Penulis : Aina Nur Fitri
Upaya menurunkan emisi CO2 semakin gencar dilakukan oleh pemerintah. Tentu saja tujuan utama yang ingin dicapai adalah mengatasi adanya perubahan iklim di dunia. Seperti yang kita ketahui, bahwa karbon merupakan salah satu komponen yang menyebabkan efek gas rumah kaca sehingga suhu bumi menjadi naik (Pujiastuti et. al., 2010). Keberadaan hutan sangat penting karena dapat mengurangi karbon yang berada bebas di atmosfer, yaitu dengan mekanisme penyerapan karbon yang dilakukan dalam proses fotosintesis dan kemudian disimpan pada organ-organ tubuh pohon. Namun, kenyataannya luas hutan dunia semakin berkurang seiring berjalannya waktu. Di Indonesia saja telah terjadi penurunan luas hutan atau deforestasi sebesar 119,1 ribu ha dalam kurun waktu 2019-2020 (PPID KLHK, 2021).
Kondisi ini memaksa kita untuk mencari solusi yang paling tepat dalam mengatasi penurunan luas kawasan hutan yang mana berdampak pada hilangnya penyerap emisi karbon alami. Melalui kebijakan penghapusan dini penggunaan batubara pada pembangkit listrik dan adanya agenda FOLU Net Sink 2030, Siti Nurbaya Bakar (Menteri Lingkungan Hidup dan Kehutanan) menegaskan bahwa kebijakan ini telah memperhitungkan aksi adaptasi yang tercermin dalam NDC dan LTS-LCCR 2050 yang telah diperbaharui. Sehingga harapan beliau, kebijakan ini dapat mencapai target menuju Net-Zero Emission pada tahun 2060 (Dunia Energi, 2022). Secara garis besar, skema rencana FOLU Net Sink 2030 berdasarkan Maulana (2022) dalam salah satu artikel Forestdigest adalah menyeimbangkan produksi emisi dengan penyerapannya sehingga perubahan emisi menjadi gas rumah kaca dapat dicegah.
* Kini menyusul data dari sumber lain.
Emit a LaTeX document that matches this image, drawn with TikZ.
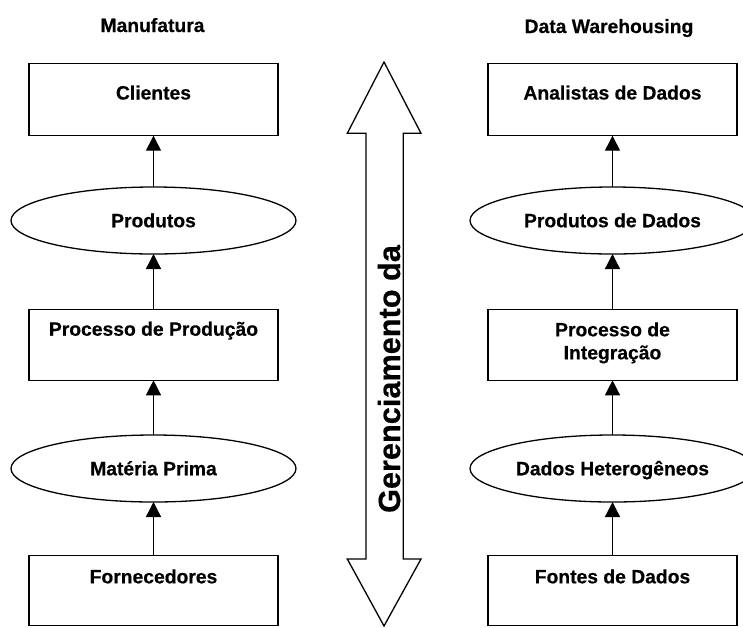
\documentclass[tikz,border=0pt]{standalone}
\usepackage{fontspec}
\setmainfont{Liberation Sans}[BoldFont={Liberation Sans Bold},BoldFeatures={FakeBold=0.5}]
\usetikzlibrary{shapes.geometric,arrows.meta}
\begin{document}
\begin{tikzpicture}[x=1pt,y=-1pt,
  every node/.style={font=\fontsize{19.3}{23}\selectfont\bfseries, inner sep=0pt, outer sep=0pt},
  stage/.style={draw, line width=1.3pt, rectangle, minimum width=249pt},
  pool/.style={draw, line width=1.3pt, ellipse, minimum width=285pt, minimum height=67pt,
               text height=13.5pt, text depth=0pt},
  flow/.style={line width=1.3pt, -{Triangle[length=15pt,width=15pt]}},
  heading/.style={anchor=base},
  axislabel/.style={font=\fontsize{30.7}{36}\selectfont\bfseries, rotate=90, anchor=base}
]
\useasboundingbox (0,0) rectangle (743,627);
\clip (0,0) rectangle (743,627);

% column headings
\node[heading] (hman) at (152.5,32) {Manufatura};
\node[heading] (hdw)  at (609,33) {Data Warehousing};

% manufacturing chain
\node[stage, text height=36.2pt, text depth=36.2pt] (cli)  at (153.5,99.5)  {Clientes};
\node[pool]                                          (prod) at (153.5,220.5) {Produtos};
\node[stage, text height=26.4pt, text depth=44.6pt] (proc) at (153.5,344.8) {Processo de Produção};
\node[pool]                                          (mat)  at (153.5,468.5) {Matéria Prima};
\node[stage, text height=27.6pt, text depth=42.2pt] (forn) at (153.5,590.6) {Fornecedores};

% data warehousing chain
\node[stage, text height=36.2pt, text depth=36.2pt] (ana)  at (612.5,99.5)  {Analistas de Dados};
\node[pool]                                          (pdd)  at (612.5,220.5) {Produtos de Dados};
\node[stage, text height=50pt, text depth=21pt]     (integ) at (612.5,344.8)
  {\begin{tabular}[b]{@{}c@{}}Processo de\\Integração\end{tabular}};
\node[pool]                                          (het)  at (612.5,468.5) {Dados Heterogêneos};
\node[stage, text height=27.6pt, text depth=42.2pt] (font) at (612.5,590.6) {Fontes de Dados};

% flows
\draw[flow] (forn) -- (mat);
\draw[flow] (mat) -- (proc);
\draw[flow] (proc) -- (prod);
\draw[flow] (prod) -- (cli);
\draw[flow] (font) -- (het);
\draw[flow] (het) -- (integ);
\draw[flow] (integ) -- (pdd);
\draw[flow] (pdd) -- (ana);

% central double-headed arrow
\draw[line width=1.3pt, line join=miter]
  (384,62) -- (421,133.3) -- (403.3,133.3) -- (403.3,559) -- (421,559) -- (384,626)
  -- (347.3,559) -- (366,559) -- (366,133.3) -- (347.3,133.3) -- cycle;
\node[axislabel] (mgmt) at (400,379) {Gerenciamento da};
\end{tikzpicture}
\end{document}
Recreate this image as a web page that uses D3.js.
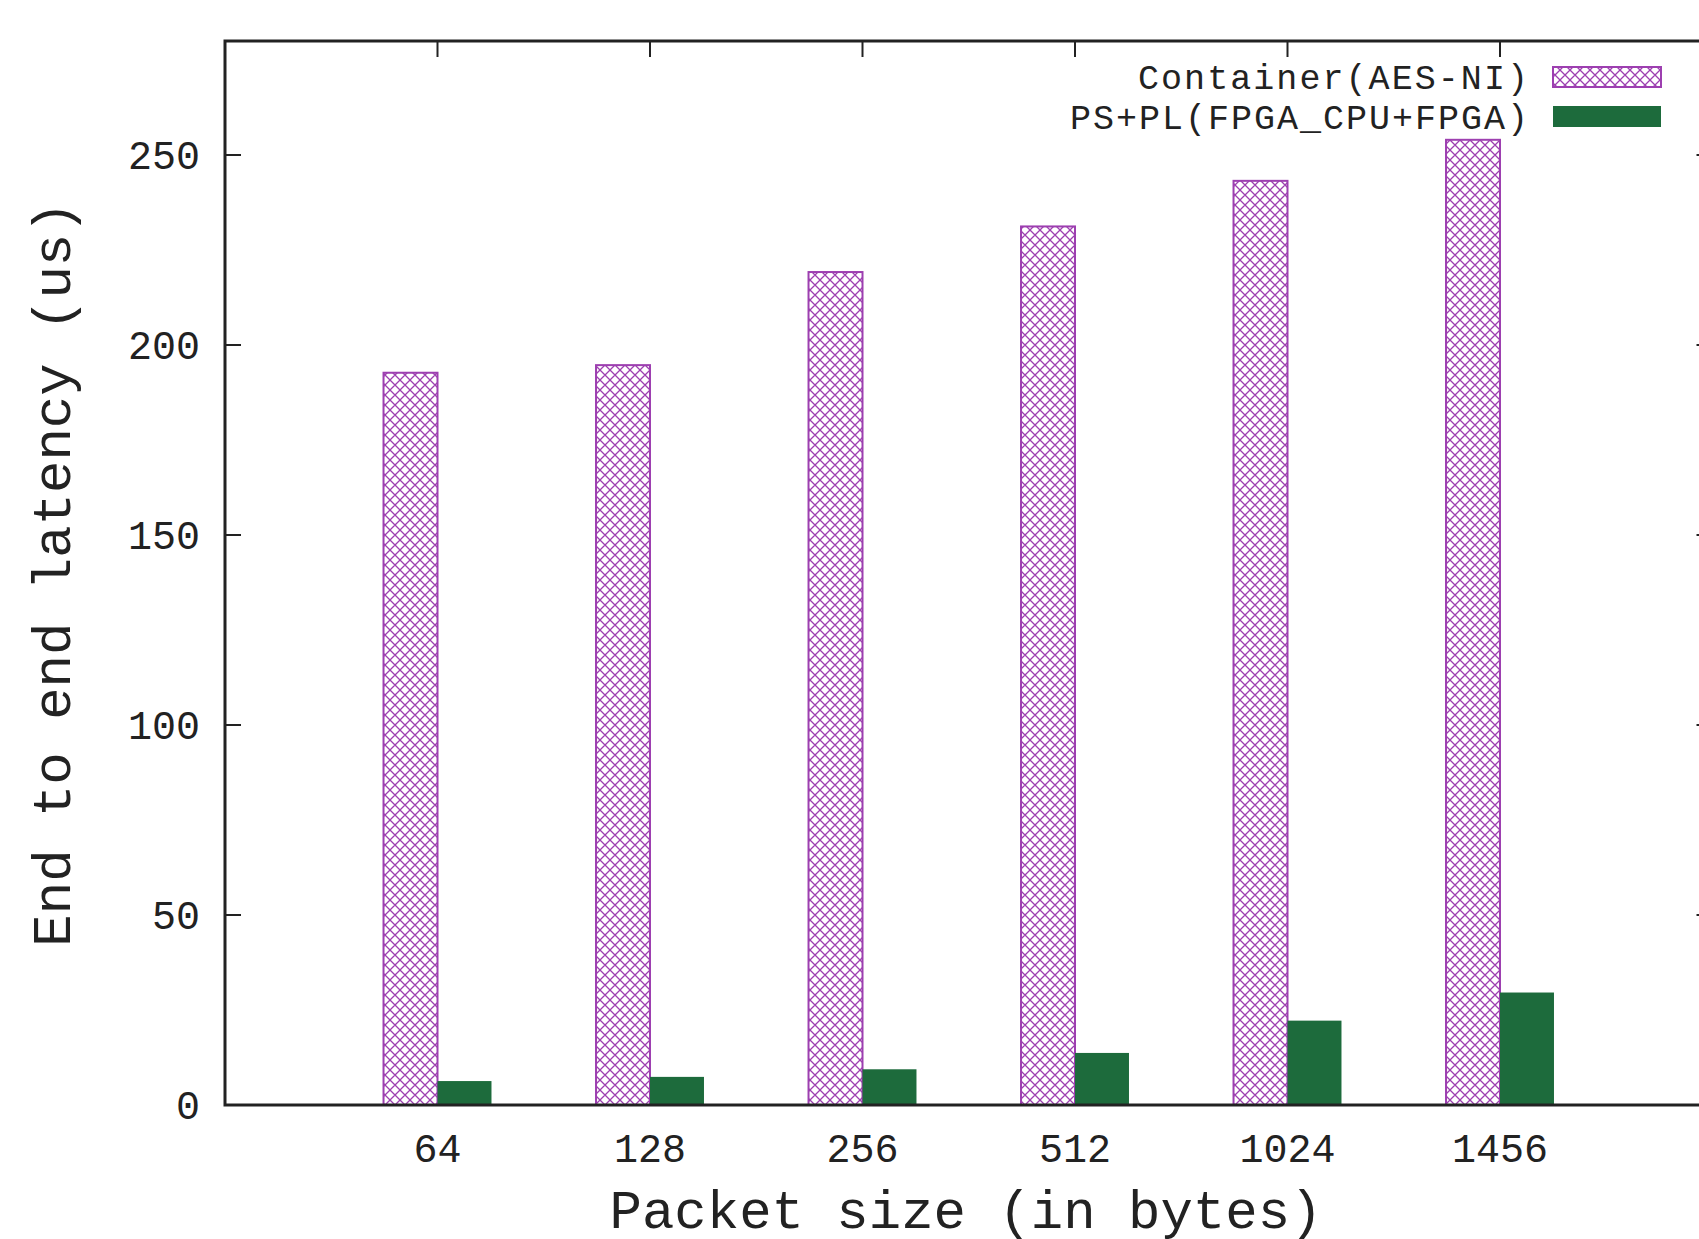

Selain pemerintah, terdapat juga beberapa pihak yang ikut andil dalam usaha penurunan karbon. Salah satunya adalah PT. Rimba Makmur Utama (RMU), yaitu perusahaan yang bergerak di bidang restorasi ekosistem. Menurut Ramli (2022) dalam tulisannya yang diterbitkan di Kompas.com, RMU dengan program Katingan Mentaya Project (KMP) yang telah dimulainya akan berkontribusi besar dalam penurunan emisi karbon. Katingan Mentaya Project adalah suatu pendekatan atau upaya restorasi dan konservasi ekosistem lahan gambut yang memiliki luas mencapai 157.000 ha di Kalimantan Tengah dengan mekanisme Perizinan Berusaha Pemanfaatan Hutan (PBPH). Dengan program ini, RMU dapat menurunkan kurang lebih 7,5 juta ton Karbon Dioksida setiap tahunnya selama masa konsesi, yaitu 60 tahun. Di samping itu, RMU juga bekerjasama dengan masyarakat sekitar wilayah konsesi untuk meningkatkan perekonomian, melakukan kegiatan edukasi, serta peningkatan kapasitas di berbagai bidang. Kerjasama tersebut diwujudkan dengan pemberian edukasi mengenai cara bertani tanpa bakar dan tanpa bahan kimia, edukasi mengenai kesehatan dan kebersihan, nutrisi, kewirausahaan, serta berkontribusi bagi pencapaian 12 tujuan UN SDGs, ujar Dharsono (CEO RMU) dalam keterangannya yang dikutip dari Kompas.com.
Sumber :
https://www.dunia-energi.com/pemerintah-optimis-capai-net-zero-emission-di-2060/
https://amp.kompas.com/money/read/2022/06/03/203100926/ini-langkah-rmu-untuk-turunkan-emisi-karbon
https://www.forestdigest.com/detail/1763/folu-net-sink-indonesia
http://ppid.menlhk.go.id/berita/siaran-pers/6330/capaian-tora-dan-perhutanan-sosial-di-tahun-2021
https://katingan.org/stories/detail/rewetting-peatlands-to-reduce-fire
Pujiastuti, D., Melayeta, E., dan Mustafa, B. 2010. Analisis Efek Karbon Dioksida (CO2) Terhadap Kenaikan Temperatur Di Bukit Kototabang Tahun 2005-2009. Jurnal Ilmu Fisika (JIF), Vol. 2 (2) : 56-67.